ESC

📄 Read on arXiv

GPipe: Efficient Training of Giant Neural Networks using Pipeline Parallelism

Overview

GPipe introduces micro-batch pipeline parallelism as a practical method for training neural networks too large to fit on a single accelerator. The core idea is to partition a neural network into K sequential stages across K devices, then subdivide each mini-batch into M micro-batches that are pipelined through the stages. This allows multiple devices to compute simultaneously on different micro-batches, dramatically reducing the idle time that plagues naive model parallelism. Combined with activation re-materialization (recomputing forward activations during backprop instead of storing them), GPipe enables training of models that far exceed single-device memory.

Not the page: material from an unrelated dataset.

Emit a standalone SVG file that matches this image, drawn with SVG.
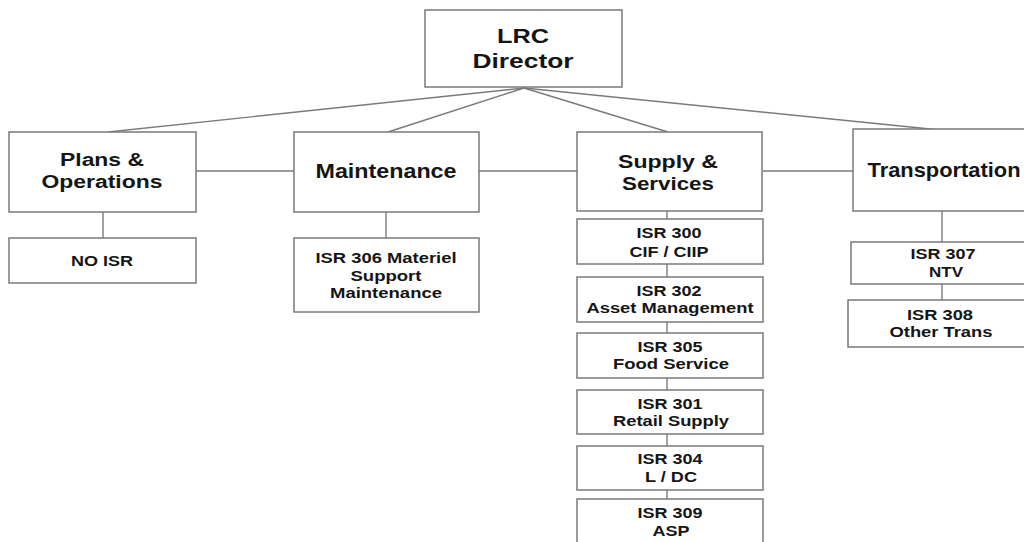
<svg xmlns="http://www.w3.org/2000/svg" width="1024" height="542" viewBox="0 0 1024 542">
  <style>
    .box { fill: #ffffff; stroke: #7a7a7a; stroke-width: 1.5; }
    .link { fill: none; stroke: #7a7a7a; stroke-width: 1.4; }
    text { font-family: "Liberation Sans", Arial, sans-serif; font-weight: bold; fill: #151515; text-anchor: middle; }
    .t1 { font-size: 21px; }
    .t2 { font-size: 18px; }
    .t3 { font-size: 14px; }
  </style>
  <rect width="1024" height="542" fill="#ffffff"/>

  <!-- connectors -->
  <g id="connectors">
    <line class="link" x1="524" y1="88" x2="108" y2="132"/>
    <line class="link" x1="524" y1="88" x2="388" y2="132"/>
    <line class="link" x1="524" y1="88" x2="668" y2="132"/>
    <line class="link" x1="524" y1="88" x2="940" y2="130"/>
    <line class="link" x1="196" y1="171" x2="294" y2="171"/>
    <line class="link" x1="479" y1="171" x2="577" y2="171"/>
    <line class="link" x1="763" y1="171" x2="853" y2="171"/>
    <line class="link" x1="103" y1="212" x2="103" y2="238"/>
    <line class="link" x1="386" y1="212" x2="386" y2="238"/>
    <line class="link" x1="667" y1="211" x2="667" y2="219"/>
    <line class="link" x1="667" y1="264" x2="667" y2="277"/>
    <line class="link" x1="667" y1="322" x2="667" y2="333"/>
    <line class="link" x1="667" y1="378" x2="667" y2="390"/>
    <line class="link" x1="667" y1="434" x2="667" y2="446"/>
    <line class="link" x1="667" y1="490" x2="667" y2="499"/>
    <line class="link" x1="942" y1="211" x2="942" y2="242"/>
    <line class="link" x1="942" y1="284" x2="942" y2="300"/>
  </g>

  <g id="director">
    <rect class="box" x="425" y="10" width="197" height="77"/>
    <text class="t1" x="523" y="43" textLength="52" lengthAdjust="spacingAndGlyphs">LRC</text>
    <text class="t1" x="523" y="68" textLength="101" lengthAdjust="spacingAndGlyphs">Director</text>
  </g>

  <g id="plans">
    <rect class="box" x="9" y="132" width="187" height="80"/>
    <text class="t2" x="102" y="166" textLength="84" lengthAdjust="spacingAndGlyphs">Plans &amp;</text>
    <text class="t2" x="102" y="188" textLength="121" lengthAdjust="spacingAndGlyphs">Operations</text>
  </g>
  <g id="no-isr">
    <rect class="box" x="9" y="238" width="187" height="45"/>
    <text class="t3" x="102" y="266" textLength="62" lengthAdjust="spacingAndGlyphs">NO ISR</text>
  </g>

  <g id="maintenance">
    <rect class="box" x="294" y="132" width="185" height="80"/>
    <text class="t1" x="386" y="178" textLength="141" lengthAdjust="spacingAndGlyphs">Maintenance</text>
  </g>
  <g id="isr306">
    <rect class="box" x="294" y="238" width="185" height="74"/>
    <text class="t3" x="386" y="263" textLength="141" lengthAdjust="spacingAndGlyphs">ISR 306 Materiel</text>
    <text class="t3" x="386" y="281" textLength="71" lengthAdjust="spacingAndGlyphs">Support</text>
    <text class="t3" x="386" y="298" textLength="112" lengthAdjust="spacingAndGlyphs">Maintenance</text>
  </g>

  <g id="supply">
    <rect class="box" x="577" y="132" width="185" height="79"/>
    <text class="t2" x="668" y="168" textLength="100" lengthAdjust="spacingAndGlyphs">Supply &amp;</text>
    <text class="t2" x="668" y="190" textLength="92" lengthAdjust="spacingAndGlyphs">Services</text>
  </g>
  <g id="isr300">
    <rect class="box" x="577" y="219" width="186" height="45"/>
    <text class="t3" x="669" y="238" textLength="65" lengthAdjust="spacingAndGlyphs">ISR 300</text>
    <text class="t3" x="669" y="257" textLength="79" lengthAdjust="spacingAndGlyphs">CIF / CIIP</text>
  </g>
  <g id="isr302">
    <rect class="box" x="577" y="277" width="186" height="45"/>
    <text class="t3" x="669" y="296" textLength="65" lengthAdjust="spacingAndGlyphs">ISR 302</text>
    <text class="t3" x="670" y="313" textLength="167" lengthAdjust="spacingAndGlyphs">Asset Management</text>
  </g>
  <g id="isr305">
    <rect class="box" x="577" y="333" width="186" height="45"/>
    <text class="t3" x="670" y="352" textLength="65" lengthAdjust="spacingAndGlyphs">ISR 305</text>
    <text class="t3" x="671" y="369" textLength="116" lengthAdjust="spacingAndGlyphs">Food Service</text>
  </g>
  <g id="isr301">
    <rect class="box" x="577" y="390" width="186" height="44"/>
    <text class="t3" x="670" y="409" textLength="65" lengthAdjust="spacingAndGlyphs">ISR 301</text>
    <text class="t3" x="671" y="426" textLength="116" lengthAdjust="spacingAndGlyphs">Retail Supply</text>
  </g>
  <g id="isr304">
    <rect class="box" x="577" y="446" width="186" height="44"/>
    <text class="t3" x="670" y="464" textLength="65" lengthAdjust="spacingAndGlyphs">ISR 304</text>
    <text class="t3" x="671" y="482" textLength="52" lengthAdjust="spacingAndGlyphs">L / DC</text>
  </g>
  <g id="isr309">
    <rect class="box" x="577" y="499" width="186" height="50"/>
    <text class="t3" x="670" y="518" textLength="65" lengthAdjust="spacingAndGlyphs">ISR 309</text>
    <text class="t3" x="671" y="536" textLength="37" lengthAdjust="spacingAndGlyphs">ASP</text>
  </g>

  <g id="transportation">
    <rect class="box" x="853" y="129" width="182" height="82"/>
    <text class="t1" x="944" y="177" textLength="153" lengthAdjust="spacingAndGlyphs">Transportation</text>
  </g>
  <g id="isr307">
    <rect class="box" x="851" y="242" width="184" height="42"/>
    <text class="t3" x="943" y="259" textLength="65" lengthAdjust="spacingAndGlyphs">ISR 307</text>
    <text class="t3" x="946" y="277" textLength="34" lengthAdjust="spacingAndGlyphs">NTV</text>
  </g>
  <g id="isr308">
    <rect class="box" x="848" y="300" width="187" height="47"/>
    <text class="t3" x="940" y="320" textLength="66" lengthAdjust="spacingAndGlyphs">ISR 308</text>
    <text class="t3" x="941" y="337" textLength="103" lengthAdjust="spacingAndGlyphs">Other Trans</text>
  </g>
</svg>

As model sizes grew beyond single-GPU memory limits, naive model parallelism suffered from catastrophic idle time -- with K pipeline stages, (K-1)/K of compute is wasted as devices sit idle waiting for forward and backward passes to propagate. GPipe solves this by splitting each mini-batch into M micro-batches, reducing idle time from O(K) to O(K/M). With M=8 and K=8, efficiency jumps from 12.5% (naive) to 88.9%. The approach maintains fully synchronous gradient computation with no approximations, ensuring training dynamics are mathematically identical to single-device training.

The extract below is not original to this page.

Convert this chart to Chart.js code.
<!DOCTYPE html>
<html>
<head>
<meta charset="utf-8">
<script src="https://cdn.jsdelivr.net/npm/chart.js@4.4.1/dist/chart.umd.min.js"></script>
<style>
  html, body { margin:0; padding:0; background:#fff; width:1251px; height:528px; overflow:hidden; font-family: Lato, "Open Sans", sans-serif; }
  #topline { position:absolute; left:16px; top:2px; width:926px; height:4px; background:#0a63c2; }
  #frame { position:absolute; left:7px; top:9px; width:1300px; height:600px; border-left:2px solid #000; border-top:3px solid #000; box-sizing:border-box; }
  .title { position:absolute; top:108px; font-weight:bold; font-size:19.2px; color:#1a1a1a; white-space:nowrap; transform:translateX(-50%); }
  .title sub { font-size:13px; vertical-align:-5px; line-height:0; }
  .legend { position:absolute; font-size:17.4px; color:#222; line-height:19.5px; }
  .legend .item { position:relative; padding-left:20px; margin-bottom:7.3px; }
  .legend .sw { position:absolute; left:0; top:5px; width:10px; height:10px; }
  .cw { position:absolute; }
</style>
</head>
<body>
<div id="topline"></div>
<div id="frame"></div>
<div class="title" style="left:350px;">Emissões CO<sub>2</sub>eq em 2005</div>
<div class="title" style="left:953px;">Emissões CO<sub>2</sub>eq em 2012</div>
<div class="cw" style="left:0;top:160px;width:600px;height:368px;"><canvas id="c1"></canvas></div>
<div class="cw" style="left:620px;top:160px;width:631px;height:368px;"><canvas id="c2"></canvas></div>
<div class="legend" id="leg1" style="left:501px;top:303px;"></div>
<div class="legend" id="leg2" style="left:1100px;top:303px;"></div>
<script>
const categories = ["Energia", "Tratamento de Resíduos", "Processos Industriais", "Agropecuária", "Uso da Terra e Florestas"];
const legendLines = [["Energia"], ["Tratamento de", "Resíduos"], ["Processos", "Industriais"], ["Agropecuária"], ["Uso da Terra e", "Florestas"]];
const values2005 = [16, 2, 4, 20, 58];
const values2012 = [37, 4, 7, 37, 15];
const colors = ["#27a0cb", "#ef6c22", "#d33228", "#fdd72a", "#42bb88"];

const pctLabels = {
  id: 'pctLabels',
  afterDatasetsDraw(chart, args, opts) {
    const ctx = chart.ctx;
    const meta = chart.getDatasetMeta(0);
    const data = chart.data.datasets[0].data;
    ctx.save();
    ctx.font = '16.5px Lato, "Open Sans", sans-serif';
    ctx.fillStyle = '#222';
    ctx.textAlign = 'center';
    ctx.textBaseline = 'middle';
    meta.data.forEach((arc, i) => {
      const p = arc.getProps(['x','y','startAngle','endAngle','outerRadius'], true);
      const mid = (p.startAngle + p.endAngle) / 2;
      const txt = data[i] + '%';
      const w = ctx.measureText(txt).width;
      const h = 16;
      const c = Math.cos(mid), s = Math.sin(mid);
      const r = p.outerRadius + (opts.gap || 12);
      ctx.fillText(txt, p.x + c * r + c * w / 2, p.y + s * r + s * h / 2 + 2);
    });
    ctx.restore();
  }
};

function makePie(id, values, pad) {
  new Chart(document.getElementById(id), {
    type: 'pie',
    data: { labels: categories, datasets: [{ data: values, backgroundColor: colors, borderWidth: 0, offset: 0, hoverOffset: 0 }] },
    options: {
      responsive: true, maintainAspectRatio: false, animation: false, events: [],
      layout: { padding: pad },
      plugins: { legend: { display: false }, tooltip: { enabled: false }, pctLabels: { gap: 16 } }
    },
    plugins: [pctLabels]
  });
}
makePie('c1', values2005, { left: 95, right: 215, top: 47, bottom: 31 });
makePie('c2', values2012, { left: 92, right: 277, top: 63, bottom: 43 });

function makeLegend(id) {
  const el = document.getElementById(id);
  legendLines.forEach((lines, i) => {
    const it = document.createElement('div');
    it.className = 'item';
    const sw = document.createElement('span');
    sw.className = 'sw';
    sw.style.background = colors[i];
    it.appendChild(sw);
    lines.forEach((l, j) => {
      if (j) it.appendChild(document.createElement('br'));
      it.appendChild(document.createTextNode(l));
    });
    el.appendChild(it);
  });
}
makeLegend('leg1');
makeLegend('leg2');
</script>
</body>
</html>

GPipe enabled training a 557M-parameter AmoebaNet to 84.4% ImageNet accuracy, scaling AmoebaNet to 1.8B parameters across 8 accelerators (25x increase), and scaling a Transformer to 83.9B parameters across 128 accelerators (298x increase), establishing the pipeline parallelism paradigm that became foundational for training virtually all large language models. Megatron-LM, PaLM, and other large-scale training systems build directly on the principles introduced here.

Key Contributions

  • Micro-batch pipeline parallelism: Split mini-batch of size B into M micro-batches of size b = B/M, pipeline them through K stages so multiple devices compute simultaneously, achieving efficiency M/(M+K-1) compared to 1/K for naive pipelining
  • Gradient accumulation across micro-batches: Each device accumulates gradients from all M micro-batches before performing a single synchronized parameter update, maintaining mathematical equivalence to standard mini-batch SGD
  • Re-materialization (activation checkpointing): Forward-pass activations are discarded after each micro-batch and recomputed during the backward pass, trading approximately 33% extra computation for massive memory savings
  • Automatic pipeline partitioning: The model is partitioned into K sequential stages assigned to K devices, with the constraint that stages must form an acyclic sequence
  • Synchronous training with exact gradients: Unlike asynchronous approaches, GPipe maintains fully synchronous gradient computation with no approximations

Architecture / Method

┌─────────────────────────────────────────────────────────────┐
         GPipe: Micro-Batch Pipeline Parallelism              
                                                             
  Model split into K=4 stages across 4 devices:              
                                                             
  Naive Model Parallelism (wasteful):                        
  Time ──►                                                   
  Dev 1: [F1────]                    [B1────]                
  Dev 2:         [F2────]      [B2────]                      
  Dev 3:               [F3──][B3──]                          
  Dev 4:                [F4][B4]                              
         ████ = idle ("bubble")  ──► 75% idle!               
                                                             
  GPipe with M=4 micro-batches (pipelined):                  
  Time ──►                                                   
  Dev 1: [F1][F2][F3][F4]          [B4][B3][B2][B1]         
  Dev 2:     [F1][F2][F3][F4]  [B4][B3][B2][B1]             
  Dev 3:         [F1][F2][F3][F4][B4][B3][B2][B1]           
  Dev 4:             [F1][F2][F3][F4][B4][B3][B2][B1]       
                ███                                          
         bubble = (K-1)/(M+K-1) = 3/7  43%                 
         With M=32: bubble = 3/35  8.6%                    
                                                             
  Re-materialization:                                        
  Forward:  compute activations ──► discard                  
  Backward: recompute activations ──► compute gradients      
  Cost: ~33% extra compute, massive memory savings           
                                                             
  Gradient accumulation: sum grads across all M micro-batches
  ──► single synchronized weight update (exact SGD)          
└─────────────────────────────────────────────────────────────┘

Pipeline parallelism execution patterns -- sequential forward-backward vs naive model parallelism vs GPipe micro-batch pipelining

GPipe's pipeline parallelism works as follows. Consider a neural network that can be decomposed as a sequential composition of functions: f = f_K . f_{K-1} . ... . f_1. Each function f_k is assigned to device k as a "stage." During training, a mini-batch of size B is split into M micro-batches of size b = B/M.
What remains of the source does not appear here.